Here's an idea for the companies: Pay your executives less and put that excess money into R&D. Seriously. Once you start making the boatloads of extra money that having a quality product gets you, give your grunt workers a raise since they're the ones doing the hard work making the stuff. Your executives with two mansions in each US time zone whose private chefs light their grills with $100 bills (lol I made a rhyme) and don't think about giving any of it back to the workers that make their shit and therefore made them rich in the first place already have enough money.

Now back to Facebook, since I got side-tracked on the advertising side-rant. I'm not a part of the social networking generation. I'm new to this stuff. How I networked socially before all this social networking site bullshit came about was an amalgam of message boards, IRC chats, IMs, and email. It worked, and still does to this day. Why change what works? Well, they wanted to integrate it all together. I guess that makes sense, but all the current implementations thereof are crap. All the AJAX bloat that comes hand in hand with it that causes a page to use more memory and cpu to be rendered just so it can sit in the background and let you chat with your friends using a javascript monstrosity that doesn't have nearly the feature set of IRC definitely doesn't help. I might just be an old geezer here but I don't see social networking as something that's necessary. I'm taking part in it anyway for a variety of reasons I'll go into at a later date.

I have great privacy concerns with all this social networking. These sites are basically trying to entice their users into posting all their personal information, no matter how private, just so they can keep track of it. What legitimate purpose does that serve? Sure, it's nice to be able to look at a friend's profile and see their phone number, but why call them when you could just talk to them on the internet?

Some have said that Facebook is too restrictive with users' expression of themselves. There is a sizable group that wants it to become another Myspace, i.e. every aspect of the page is customizable so therefore there's an animated gif background, text you can't read because of the animated gif background, music you don't like on autoplay, javascript that completely re-does the navigation so you're not completely sure how to see some people's information or get to some parts of their profile, the list goes on. Facebook is fine in that respect. It doesn't need that amount of customizability. That level of customizability is a bad thing. It's why Myspace has the reputation of being a bunch of kids who don't fully understand everything but think it's neato and copy off of everyone else so that other people will perceive them as "cool". A standardized layout that doesn't change from page to page gives off a much cleaner, more professional vibe than a layout that completely changes from page to page and is hardly ever usable.

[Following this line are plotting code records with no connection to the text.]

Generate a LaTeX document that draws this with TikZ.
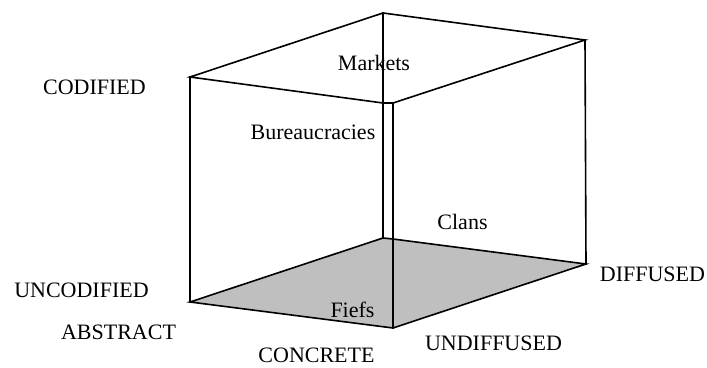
\documentclass[tikz,border=0pt]{standalone}
\usepackage{fontspec}
\setmainfont{Liberation Serif}
\definecolor{floorgray}{RGB}{191,191,191}
\begin{document}
\begin{tikzpicture}[x=1pt,y=-1pt,
  edge/.style={line width=1.6pt,line join=miter,line cap=rect},
  lbl/.style={anchor=base,inner sep=0pt,font=\fontsize{22}{24}\selectfont}]
\useasboundingbox (0,0) rectangle (707,367);

% vertices of the box (top face, then bottom face)
\coordinate (TL)  at (190,77);
\coordinate (TB)  at (383,13);
\coordinate (TR)  at (585,40);
\coordinate (TF1) at (383,103);
\coordinate (TF2) at (393,103);
\coordinate (BL)  at (190,302);
\coordinate (BB1) at (383,238);
\coordinate (BB2) at (393,239);
\coordinate (BR)  at (586,264);
\coordinate (BF)  at (393,328);

% shaded floor
\fill[floorgray] (BL) -- (BB1) -- (BB2) -- (BR) -- (BF) -- cycle;

% labels
\node[lbl] (codified)   at (94.5,94.5)  {CODIFIED};
\node[lbl] (uncodified) at (81.5,297.5) {UNCODIFIED};
\node[lbl] (abstract)   at (118.5,339.5){ABSTRACT};
\node[lbl] (concrete)   at (316.5,362.5){CONCRETE};
\node[lbl] (undiffused) at (493.5,350.5){UNDIFFUSED};
\node[lbl] (diffused)   at (652.5,281)  {DIFFUSED};
\node[lbl] (markets)    at (374,70)     {Markets};
\node[lbl] (bureau)     at (313,139.5)  {Bureaucracies};
\node[lbl] (clans)      at (462.5,229.5){Clans};
\node[lbl] (fiefs)      at (352.5,317.5){Fiefs};

% top face
\draw[edge] (TL) -- (TB) -- (TR) -- (TF2) -- (TF1) -- cycle;
% bottom face
\draw[edge] (BL) -- (BB1) -- (BB2) -- (BR) -- (BF) -- cycle;
% vertical edges
\draw[edge] (TL) -- (BL);
\draw[edge] (TB) -- (BB1);
\draw[edge] (TF2) -- (BF);
\draw[edge] (TR) -- (BR);
\end{tikzpicture}
\end{document}
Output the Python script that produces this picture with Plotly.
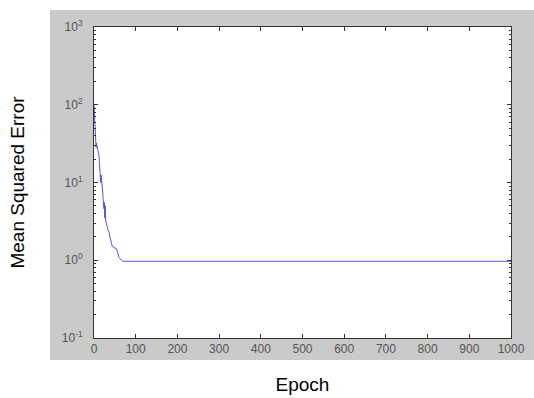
import plotly.graph_objects as go

# ---- data ----
epochs = [0, 1, 2, 3, 4, 5, 6, 7, 8, 9, 10, 11, 12, 13, 14, 15, 16, 17, 18, 19,
          20, 21, 22, 23, 24, 25, 26, 27, 28, 30, 32, 34, 36, 38, 40, 42, 44, 46,
          48, 50, 52, 54, 56, 58, 60, 62, 64, 66, 68, 70, 1000]
mse = [100, 70, 45, 35, 30, 28, 32, 27, 29, 26, 25, 24, 22, 18, 14, 11, 10, 12.5,
       11, 12, 9, 7.5, 6, 5, 4.6, 5.5, 3.5, 5, 3.2, 3.0, 2.7, 2.4, 2.3, 2.0, 1.8,
       1.6, 1.5, 1.48, 1.45, 1.45, 1.42, 1.4, 1.3, 1.15, 1.08, 1.05, 1.02, 1.0,
       0.98, 0.97, 0.97]

x_ticks = [0, 100, 200, 300, 400, 500, 600, 700, 800, 900, 1000]
y_ticks = [0.1, 1, 10, 100, 1000]
y_ticktext = ["10<sup>-1</sup>", "10<sup>0</sup>", "10<sup>1</sup>",
              "10<sup>2</sup>", "10<sup>3</sup>"]
y_minor = [k * 10 ** e for e in range(-1, 3) for k in range(2, 10)]

font_main = "Liberation Sans, Arial, sans-serif"

fig = go.Figure()
fig.add_trace(go.Scatter(x=epochs, y=mse, mode="lines",
                         line=dict(color="#5252e2", width=1),
                         showlegend=False, hoverinfo="skip"))

# gray figure background and white axes area
fig.add_shape(type="rect", xref="paper", yref="paper",
              x0=-0.1055, x1=1.1, y0=-0.0707, y1=1.0547,
              fillcolor="#cacaca", line_width=0, layer="below")
fig.add_shape(type="rect", xref="paper", yref="paper",
              x0=0, x1=1, y0=0, y1=1,
              fillcolor="white", line_width=0, layer="below")

axis_common = dict(showline=True, linecolor="#333333", linewidth=1,
                   mirror="ticks", ticks="inside", ticklen=4,
                   tickcolor="#333333", showgrid=False, zeroline=False,
                   automargin=False)

fig.update_xaxes(range=[0, 1000], tickvals=x_ticks,
                 ticktext=[str(v) for v in x_ticks],
                 tickfont=dict(family=font_main, size=12, color="#555555"),
                 title=dict(text="Epoch", font=dict(family=font_main, size=19, color="black"),
                            standoff=22),
                 **axis_common)
fig.update_yaxes(type="log", range=[-1, 3], tickvals=y_ticks, ticktext=y_ticktext,
                 tickfont=dict(family=font_main, size=12, color="#555555"),
                 ticklabelstandoff=8,
                 minor=dict(tickvals=y_minor, ticks="inside", ticklen=2,
                            tickcolor="#333333"),
                 title=dict(text="Mean Squared Error",
                            font=dict(family=font_main, size=19, color="black"),
                            standoff=32),
                 **axis_common)

fig.update_layout(width=534, height=398,
                  margin=dict(l=94, r=23, t=27, b=60),
                  paper_bgcolor="white", plot_bgcolor="rgba(0,0,0,0)")

fig.write_html("out.html", config={"displayModeBar": False},
               post_script="document.body.style.margin='0';"
                           "document.body.style.overflow='hidden';")
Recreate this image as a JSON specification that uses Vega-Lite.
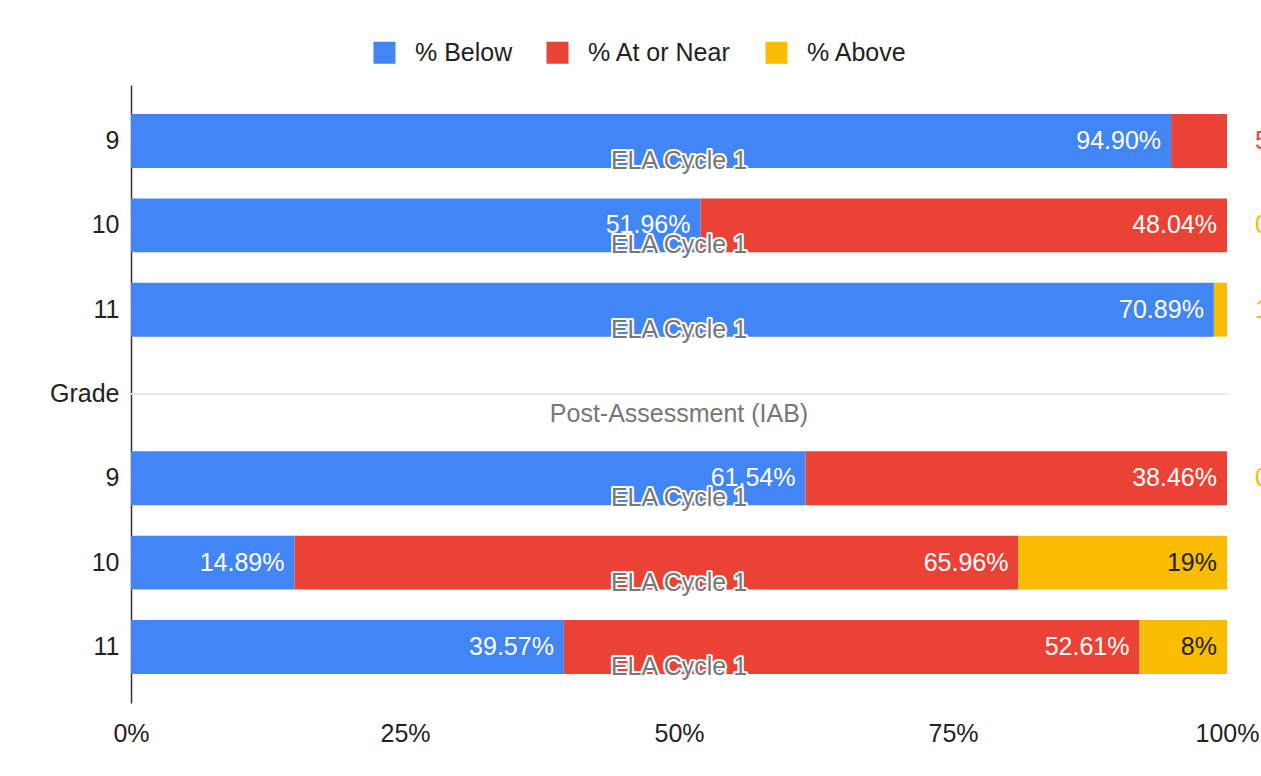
{
  "$schema": "https://vega.github.io/schema/vega-lite/v6.json",
  "autosize": {"type": "none"},
  "width": 1096,
  "height": 618,
  "padding": {"left": 131, "top": 85, "right": 34, "bottom": 73},
  "background": "white",
  "config": {
    "view": {"stroke": null},
    "font": "Liberation Sans",
    "text": {"font": "Liberation Sans"}
  },
  "datasets": {
    "bars": [
      {"row": "A 9", "series": "% Below", "value": 94.9, "label": "94.90%", "pos": "in"},
      {"row": "A 9", "series": "% At or Near", "value": 5.1, "label": "5.10%", "pos": "out"},
      {"row": "A 10", "series": "% Below", "value": 51.96, "label": "51.96%", "pos": "in"},
      {"row": "A 10", "series": "% At or Near", "value": 48.04, "label": "48.04%", "pos": "in"},
      {"row": "A 10", "series": "% Above", "value": 0, "label": "0%", "pos": "out"},
      {"row": "A 11", "series": "% Below", "value": 70.89, "label": "70.89%", "pos": "in"},
      {"row": "A 11", "series": "% Above", "value": 0.86, "label": "1%", "pos": "out"},
      {"row": "B 9", "series": "% Below", "value": 61.54, "label": "61.54%", "pos": "in"},
      {"row": "B 9", "series": "% At or Near", "value": 38.46, "label": "38.46%", "pos": "in"},
      {"row": "B 9", "series": "% Above", "value": 0, "label": "0%", "pos": "out"},
      {"row": "B 10", "series": "% Below", "value": 14.89, "label": "14.89%", "pos": "in"},
      {"row": "B 10", "series": "% At or Near", "value": 65.96, "label": "65.96%", "pos": "in"},
      {"row": "B 10", "series": "% Above", "value": 19, "label": "19%", "pos": "in"},
      {"row": "B 11", "series": "% Below", "value": 39.57, "label": "39.57%", "pos": "in"},
      {"row": "B 11", "series": "% At or Near", "value": 52.61, "label": "52.61%", "pos": "in"},
      {"row": "B 11", "series": "% Above", "value": 8, "label": "8%", "pos": "in"}
    ],
    "notes": [
      {"row": "A 9", "note": "ELA Cycle 1", "kind": "cycle"},
      {"row": "A 10", "note": "ELA Cycle 1", "kind": "cycle"},
      {"row": "A 11", "note": "ELA Cycle 1", "kind": "cycle"},
      {"row": "Grade", "note": "Post-Assessment (IAB)", "kind": "section"},
      {"row": "B 9", "note": "ELA Cycle 1", "kind": "cycle"},
      {"row": "B 10", "note": "ELA Cycle 1", "kind": "cycle"},
      {"row": "B 11", "note": "ELA Cycle 1", "kind": "cycle"}
    ]
  },
  "encoding": {
    "y": {
      "field": "row",
      "type": "nominal",
      "scale": {
        "domain": ["A 9", "A 10", "A 11", "Grade", "B 9", "B 10", "B 11"],
        "paddingInner": 0.36,
        "paddingOuter": 0.345
      },
      "axis": {
        "title": null,
        "ticks": false,
        "grid": false,
        "labelPadding": 12,
        "labelFontSize": 25,
        "labelColor": "#222222",
        "domainColor": "#333333",
        "domainWidth": 1.5,
        "labelExpr": "datum.value == 'Grade' ? 'Grade' : substring(datum.value, 2)"
      }
    }
  },
  "layer": [
    {
      "data": {"name": "notes"},
      "transform": [{"filter": "datum.kind == 'section'"}],
      "mark": {"type": "rule", "color": "#e8e8e8", "strokeWidth": 2},
      "encoding": {
        "x": {
          "datum": 0,
          "type": "quantitative",
          "scale": {"domain": [0, 1]},
          "axis": {
            "values": [0, 0.25, 0.5, 0.75, 1],
            "format": ".0%",
            "title": null,
            "domain": false,
            "ticks": false,
            "labelFontSize": 25,
            "labelColor": "#222222",
            "labelPadding": 18,
            "gridColor": "#cccccc",
            "gridWidth": 1,
            "labelFlush": false
          }
        },
        "x2": {"datum": 1}
      }
    },
    {
      "data": {"name": "bars"},
      "mark": {"type": "bar"},
      "encoding": {
        "x": {"field": "value", "type": "quantitative", "stack": "normalize"},
        "color": {
          "field": "series",
          "type": "nominal",
          "scale": {
            "domain": ["% Below", "% At or Near", "% Above"],
            "range": ["#4285f4", "#ea4335", "#fbbc04"]
          },
          "legend": {
            "title": null,
            "orient": "none",
            "direction": "horizontal",
            "legendX": 241,
            "legendY": -45,
            "symbolType": "square",
            "symbolSize": 484,
            "symbolStrokeWidth": 0,
            "symbolOpacity": 1,
            "labelFontSize": 25,
            "labelColor": "#222222",
            "labelOffset": 18,
            "columnPadding": 32
          }
        },
        "order": {"field": "series", "sort": "descending"}
      }
    },
    {
      "data": {"name": "bars"},
      "mark": {"type": "text", "align": "right", "baseline": "middle", "dx": -10, "fontSize": 25},
      "encoding": {
        "x": {"field": "value", "type": "quantitative", "stack": "normalize"},
        "detail": {"field": "series", "type": "nominal"},
        "order": {"field": "series", "sort": "descending"},
        "text": {"condition": {"test": "datum.pos == 'in'", "field": "label"}, "value": ""},
        "color": {"condition": {"test": "datum.series == '% Above'", "value": "#222222"}, "value": "#ffffff"}
      }
    },
    {
      "data": {"name": "bars"},
      "transform": [{"filter": "datum.pos == 'out'"}],
      "mark": {"type": "text", "align": "left", "baseline": "middle", "dx": 28, "fontSize": 25},
      "encoding": {
        "x": {"datum": 1, "type": "quantitative"},
        "text": {"field": "label"},
        "color": {"condition": {"test": "datum.series == '% At or Near'", "value": "#ea4335"}, "value": "#fbbc04"}
      }
    },
    {
      "data": {"name": "notes"},
      "transform": [{"filter": "datum.kind == 'cycle'"}],
      "mark": {"type": "text", "align": "center", "baseline": "middle", "dy": 20, "fontSize": 25, "fill": "#ffffff", "stroke": "#ffffff", "strokeWidth": 4, "strokeJoin": "round"},
      "encoding": {
        "x": {"datum": 0.5, "type": "quantitative"},
        "text": {"field": "note"}
      }
    },
    {
      "data": {"name": "notes"},
      "mark": {"type": "text", "align": "center", "baseline": "middle", "dy": 20, "fontSize": 25, "fill": "#777777"},
      "encoding": {
        "x": {"datum": 0.5, "type": "quantitative"},
        "text": {"field": "note"}
      }
    }
  ]
}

Imagine if your local newspaper (or your favorite magazine, or some other print media you read regularly) allowed all of their writers to specify their own colors and visual styles for their articles. The publication would be a mess and nobody would buy it. Web sites are the same way. When you're using some service on the internet, you should have to use their layout because it's how they ensure that their functionality is best used. If you abuse a profile exploit to paste CSS and Javascript in a profile field to completely redo the page's layout, they lose their ability to easily ensure that their service is easy to use and friendly to all users. If you want personalization, well, how about the content? That's what the internet is about. Content. Not about pretty colors, background music on autoplay, having 5 million images on one page, etc. Just make sure that the content you post on your profile is reasonably descriptive of whatever side of you that you'd like to show on the internet and there's your personalization.

Now it's partially Myspace's fault, since they allow HTML in profile fields and don't sanitize it in any way to restrict it down to just formatting tags. But they haven't done anything about it.

Now excuse me. I'm going to go back to my IRC chats or browse some (other) websites or something.